Michael and I drove two hours to the state prison in Springville
, in St. Clair County. The prison is in a rural area northeast of Birmingham, where the Alabama terrain starts to turn rocky and mountainous. The maximum-security prison was more recently built than Holman or Donaldson, the other maximum-security prisons in Alabama, but no one would suggest that St. Clair was modern. Michael and I cleared security at the prison entrance; the guard who patted us down said he’d been working at the prison for three months, and this was the first time he’d had a legal visit during his shift. We were directed down a long corridor that led to a flight of stairs that took us deeper inside the prison. We were admitted through several secure metal doors into the large room that served as the visitation area. It was typical: There were vending machines against the back walls and small rectangular tables where inmates could meet with family members. The familiarity of the setting did little to calm us. Michael and I put our notepads and pens on one of the tables and then paced around the room, waiting for Myers.

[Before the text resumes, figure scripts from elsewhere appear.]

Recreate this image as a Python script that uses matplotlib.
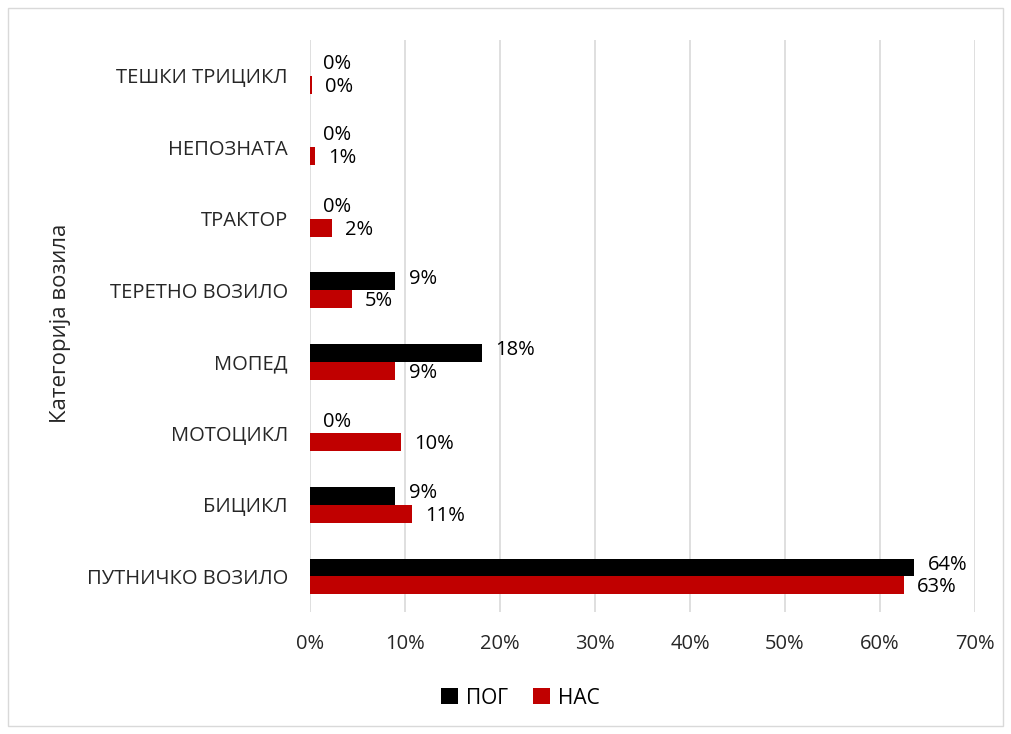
import matplotlib.pyplot as plt
import numpy as np
from matplotlib.patches import Rectangle

categories = ['ПУТНИЧКО ВОЗИЛО', 'БИЦИКЛ', 'МОТОЦИКЛ', 'МОПЕД',
              'ТЕРЕТНО ВОЗИЛО', 'ТРАКТОР', 'НЕПОЗНАТА', 'ТЕШКИ ТРИЦИКЛ']
pog = [63.6, 9.0, 0.0, 18.1, 9.0, 0.0, 0.0, 0.0]
nas = [62.5, 10.7, 9.6, 9.0, 4.4, 2.3, 0.5, 0.2]
pog_labels = ['64%', '9%', '0%', '18%', '9%', '0%', '0%', '0%']
nas_labels = ['63%', '11%', '10%', '9%', '5%', '2%', '1%', '0%']

plt.rcParams['font.family'] = ['Open Sans', 'DejaVu Sans']
text_col = '#262626'

fig = plt.figure(figsize=(10.11, 7.34), dpi=100)
ax = fig.add_axes([0.3066, 0.166, 0.6578, 0.7795])

# outer chart border
fig.patches.append(Rectangle((0.008, 0.011), 0.984, 0.978, transform=fig.transFigure,
                             fill=False, edgecolor='#d9d9d9', linewidth=1))

y = np.arange(len(categories))
h = 0.25
ax.barh(y + h / 2, pog, height=h, color='#000000', label='ПОГ', zorder=3)
ax.barh(y - h / 2, nas, height=h, color='#c00000', label='НАС', zorder=3)

for i in range(len(categories)):
    ax.text(pog[i] + 1.4, y[i] + h / 2 + 0.04, pog_labels[i], va='center', ha='left',
            fontsize=14.5, color='black')
    ax.text(nas[i] + 1.4, y[i] - h / 2 - 0.03, nas_labels[i], va='center', ha='left',
            fontsize=14.5, color='black')

ax.set_xlim(0, 70)
ax.set_ylim(-0.5, len(categories) - 0.5)
ax.set_xticks(np.arange(0, 71, 10))
ax.set_xticklabels([f'{v}%' for v in range(0, 71, 10)])
ax.set_yticks(y)
ax.set_yticklabels(categories)
ax.tick_params(axis='both', length=0, labelsize=14.5, colors=text_col)
ax.tick_params(axis='x', pad=16)
ax.tick_params(axis='y', pad=16)
ax.grid(axis='x', color='#d9d9d9', linewidth=1.2, zorder=0)
for s in ax.spines.values():
    s.set_visible(False)

fig.text(0.06, 0.56, 'Категорија возила', rotation=90, va='center', ha='center',
         fontsize=16, color=text_col)

fig.legend(loc='center', bbox_to_anchor=(0.515, 0.049), ncol=2, frameon=False,
           fontsize=15, handlelength=0.8, handleheight=0.8, handletextpad=0.4,
           columnspacing=1.2)

fig.savefig('out.png', dpi=100)
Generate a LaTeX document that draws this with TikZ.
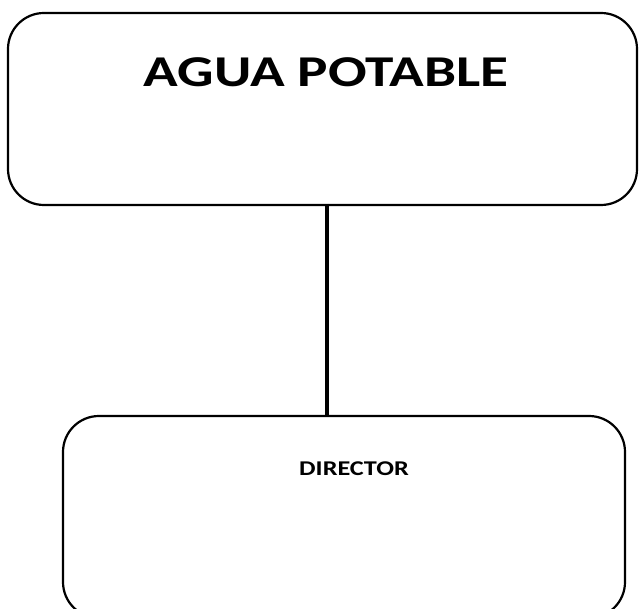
\documentclass[tikz,border=0pt]{standalone}
\usepackage{fontspec}
\setmainfont{Carlito}
\begin{document}
\begin{tikzpicture}[x=1pt,y=1pt,
  boxstyle/.style={draw=black, line width=2.2pt, rounded corners=36pt},
  linkstyle/.style={draw=black, line width=4pt}]
\useasboundingbox (0,0) rectangle (639,608);
\begin{scope}
\clip (0,0) rectangle (639,608);
\draw[boxstyle] (8,595) rectangle (637,403);
\draw[boxstyle] (63,192) rectangle (625,-10);
\end{scope}
\node[font=\bfseries\fontsize{44}{50}\selectfont, anchor=base] (title) at (326,521) {\scalebox{1.3}[1]{AGUA POTABLE}};
\node[font=\bfseries\fontsize{21}{25}\selectfont, anchor=base] (dir) at (354,133) {\scalebox{1.25}[1]{DIRECTOR}};
\coordinate (topbot) at (327,404);
\coordinate (bottop) at (327,191);
\draw[linkstyle] (topbot) -- (bottop);
\end{tikzpicture}
\end{document}
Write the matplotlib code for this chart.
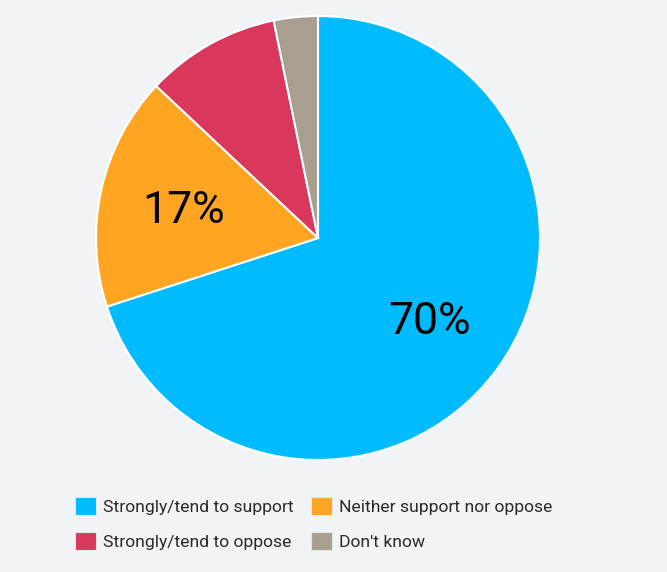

When Myers walked into the visitation area, I was surprised at how old he seemed. His hair was almost completely gray, which made him seem frail and vulnerable. He was also shorter with a much smaller body frame than I was expecting. His testimony had caused so much anguish for Walter and his family that I had created a larger-than-life image of him. He walked toward us but stopped short when he saw Michael and nervously blurted out, “Who is he? You didn’t tell me you were bringing anybody with you.” Myers had a thick Southern accent. Up close, his scars made him appear more sympathetic than menacing or villainous.
“This is Michael O’Connor. He’s a lawyer in my office working with me on this case. Michael is just helping me investigate this case.”